## Start RECORDS PROVIDED
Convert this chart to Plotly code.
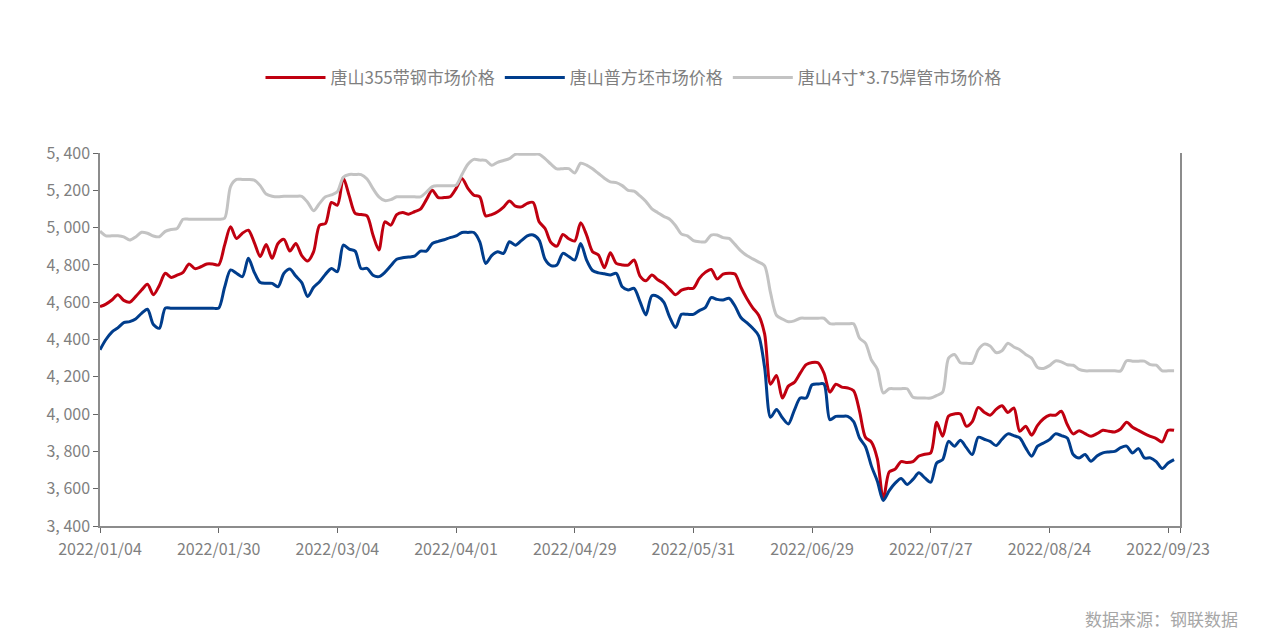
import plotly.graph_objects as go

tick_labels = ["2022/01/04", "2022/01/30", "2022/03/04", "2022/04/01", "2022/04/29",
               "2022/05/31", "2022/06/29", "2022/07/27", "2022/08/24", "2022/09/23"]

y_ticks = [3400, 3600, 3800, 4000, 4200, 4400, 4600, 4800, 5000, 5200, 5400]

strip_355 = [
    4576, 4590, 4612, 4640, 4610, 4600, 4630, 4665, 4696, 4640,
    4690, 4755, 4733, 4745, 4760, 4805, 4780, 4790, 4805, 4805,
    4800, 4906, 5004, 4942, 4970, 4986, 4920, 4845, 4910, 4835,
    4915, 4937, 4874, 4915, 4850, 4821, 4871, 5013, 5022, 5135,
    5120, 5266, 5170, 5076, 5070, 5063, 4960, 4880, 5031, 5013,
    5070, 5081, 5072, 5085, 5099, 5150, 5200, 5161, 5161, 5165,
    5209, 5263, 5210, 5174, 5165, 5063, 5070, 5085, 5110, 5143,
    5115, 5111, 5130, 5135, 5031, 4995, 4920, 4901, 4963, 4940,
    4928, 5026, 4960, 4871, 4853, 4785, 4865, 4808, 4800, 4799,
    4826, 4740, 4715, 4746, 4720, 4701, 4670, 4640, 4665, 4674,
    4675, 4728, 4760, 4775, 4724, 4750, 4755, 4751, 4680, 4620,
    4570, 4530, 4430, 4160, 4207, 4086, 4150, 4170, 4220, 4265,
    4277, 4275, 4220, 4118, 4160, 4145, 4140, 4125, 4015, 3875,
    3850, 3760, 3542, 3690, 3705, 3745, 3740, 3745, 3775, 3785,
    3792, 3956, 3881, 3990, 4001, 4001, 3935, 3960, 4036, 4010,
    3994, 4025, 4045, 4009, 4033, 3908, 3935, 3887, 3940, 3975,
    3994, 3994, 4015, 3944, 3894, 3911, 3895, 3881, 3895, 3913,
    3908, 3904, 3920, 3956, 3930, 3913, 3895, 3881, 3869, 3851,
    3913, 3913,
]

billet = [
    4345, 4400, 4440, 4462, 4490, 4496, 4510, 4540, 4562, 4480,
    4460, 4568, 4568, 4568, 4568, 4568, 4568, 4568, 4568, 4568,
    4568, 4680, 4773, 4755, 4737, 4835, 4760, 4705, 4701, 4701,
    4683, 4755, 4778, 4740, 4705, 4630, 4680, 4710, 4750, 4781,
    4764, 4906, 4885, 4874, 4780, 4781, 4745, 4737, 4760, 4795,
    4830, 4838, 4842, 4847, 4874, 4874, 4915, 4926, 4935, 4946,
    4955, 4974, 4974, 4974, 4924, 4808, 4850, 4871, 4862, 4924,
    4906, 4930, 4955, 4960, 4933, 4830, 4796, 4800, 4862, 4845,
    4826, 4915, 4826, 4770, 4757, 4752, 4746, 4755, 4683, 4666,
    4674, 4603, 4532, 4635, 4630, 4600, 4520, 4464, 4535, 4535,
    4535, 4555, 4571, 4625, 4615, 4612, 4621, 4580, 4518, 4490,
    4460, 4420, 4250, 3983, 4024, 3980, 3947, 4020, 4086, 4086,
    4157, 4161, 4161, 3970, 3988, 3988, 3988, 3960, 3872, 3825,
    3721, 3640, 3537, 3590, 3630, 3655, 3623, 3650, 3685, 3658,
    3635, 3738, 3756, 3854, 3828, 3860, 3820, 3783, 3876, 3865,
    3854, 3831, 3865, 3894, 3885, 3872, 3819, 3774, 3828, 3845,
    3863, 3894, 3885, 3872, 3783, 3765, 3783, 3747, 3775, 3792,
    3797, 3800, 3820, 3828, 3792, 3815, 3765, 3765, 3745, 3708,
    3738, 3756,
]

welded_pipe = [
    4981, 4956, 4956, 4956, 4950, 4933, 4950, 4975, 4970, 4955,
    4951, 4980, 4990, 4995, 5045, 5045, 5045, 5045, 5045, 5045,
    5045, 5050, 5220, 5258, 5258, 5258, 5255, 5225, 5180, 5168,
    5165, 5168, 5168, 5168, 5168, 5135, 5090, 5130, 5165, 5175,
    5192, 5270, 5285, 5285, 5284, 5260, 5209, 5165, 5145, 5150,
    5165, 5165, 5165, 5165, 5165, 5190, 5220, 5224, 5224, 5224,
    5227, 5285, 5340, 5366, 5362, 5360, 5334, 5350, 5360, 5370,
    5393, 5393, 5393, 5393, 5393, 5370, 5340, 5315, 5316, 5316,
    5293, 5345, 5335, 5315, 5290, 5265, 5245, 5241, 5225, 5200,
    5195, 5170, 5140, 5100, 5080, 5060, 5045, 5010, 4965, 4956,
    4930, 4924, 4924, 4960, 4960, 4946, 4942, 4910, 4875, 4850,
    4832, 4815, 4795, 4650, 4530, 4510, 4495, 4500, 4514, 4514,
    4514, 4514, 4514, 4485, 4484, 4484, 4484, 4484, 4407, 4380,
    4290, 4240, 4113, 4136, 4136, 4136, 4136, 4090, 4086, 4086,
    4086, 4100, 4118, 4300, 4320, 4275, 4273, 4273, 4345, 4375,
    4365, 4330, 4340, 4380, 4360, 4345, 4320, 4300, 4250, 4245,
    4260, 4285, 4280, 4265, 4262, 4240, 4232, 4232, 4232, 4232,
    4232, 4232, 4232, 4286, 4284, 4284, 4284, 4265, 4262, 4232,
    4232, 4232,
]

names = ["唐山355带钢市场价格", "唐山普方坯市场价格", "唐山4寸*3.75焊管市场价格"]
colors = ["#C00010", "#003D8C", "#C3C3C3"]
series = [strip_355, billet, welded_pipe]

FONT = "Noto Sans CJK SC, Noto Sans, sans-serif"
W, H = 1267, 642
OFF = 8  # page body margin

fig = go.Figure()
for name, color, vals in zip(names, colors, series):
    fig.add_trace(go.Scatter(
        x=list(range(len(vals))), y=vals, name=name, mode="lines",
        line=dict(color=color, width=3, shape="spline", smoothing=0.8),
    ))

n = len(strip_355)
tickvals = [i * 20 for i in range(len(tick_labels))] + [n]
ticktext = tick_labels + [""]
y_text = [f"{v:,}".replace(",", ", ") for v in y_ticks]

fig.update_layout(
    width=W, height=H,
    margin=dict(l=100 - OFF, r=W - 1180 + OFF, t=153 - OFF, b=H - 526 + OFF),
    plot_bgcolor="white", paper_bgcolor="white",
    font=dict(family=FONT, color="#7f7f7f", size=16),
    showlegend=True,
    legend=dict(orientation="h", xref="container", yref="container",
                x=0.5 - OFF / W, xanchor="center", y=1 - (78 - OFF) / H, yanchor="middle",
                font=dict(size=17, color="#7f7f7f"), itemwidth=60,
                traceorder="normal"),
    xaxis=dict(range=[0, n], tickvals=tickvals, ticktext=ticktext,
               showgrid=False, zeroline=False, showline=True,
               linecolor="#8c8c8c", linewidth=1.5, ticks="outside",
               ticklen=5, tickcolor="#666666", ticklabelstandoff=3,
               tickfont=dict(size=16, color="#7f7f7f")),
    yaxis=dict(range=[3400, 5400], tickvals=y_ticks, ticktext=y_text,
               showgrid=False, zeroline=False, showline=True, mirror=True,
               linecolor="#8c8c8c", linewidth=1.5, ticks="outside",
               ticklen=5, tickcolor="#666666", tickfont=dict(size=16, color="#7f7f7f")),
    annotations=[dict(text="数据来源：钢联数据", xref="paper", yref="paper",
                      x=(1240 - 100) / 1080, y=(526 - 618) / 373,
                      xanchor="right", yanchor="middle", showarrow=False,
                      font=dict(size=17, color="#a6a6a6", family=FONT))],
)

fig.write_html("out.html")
## End RECORDS PROVIDED
## Start RECORDS PROVIDED
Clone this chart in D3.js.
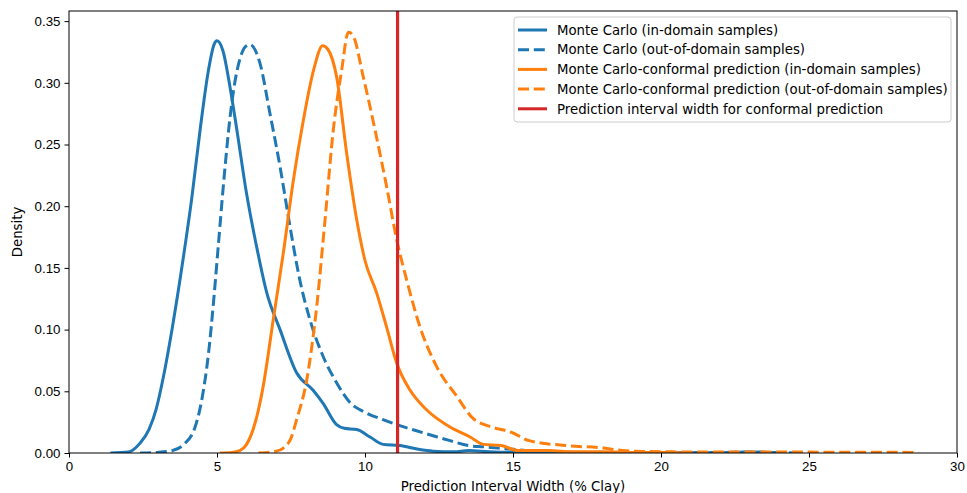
## End RECORDS PROVIDED
__PROBLEM STATEMENT__
Retype the section that opens with the line holding "Convert this chart to Plotly code." and closes with the line holding "5000, 5200, 5400]", exactly as it reads, without any pictures.

__RESULT OF THE EXERCISE__
Convert this chart to Plotly code.
import plotly.graph_objects as go

tick_labels = ["2022/01/04", "2022/01/30", "2022/03/04", "2022/04/01", "2022/04/29",
               "2022/05/31", "2022/06/29", "2022/07/27", "2022/08/24", "2022/09/23"]

y_ticks = [3400, 3600, 3800, 4000, 4200, 4400, 4600, 4800, 5000, 5200, 5400]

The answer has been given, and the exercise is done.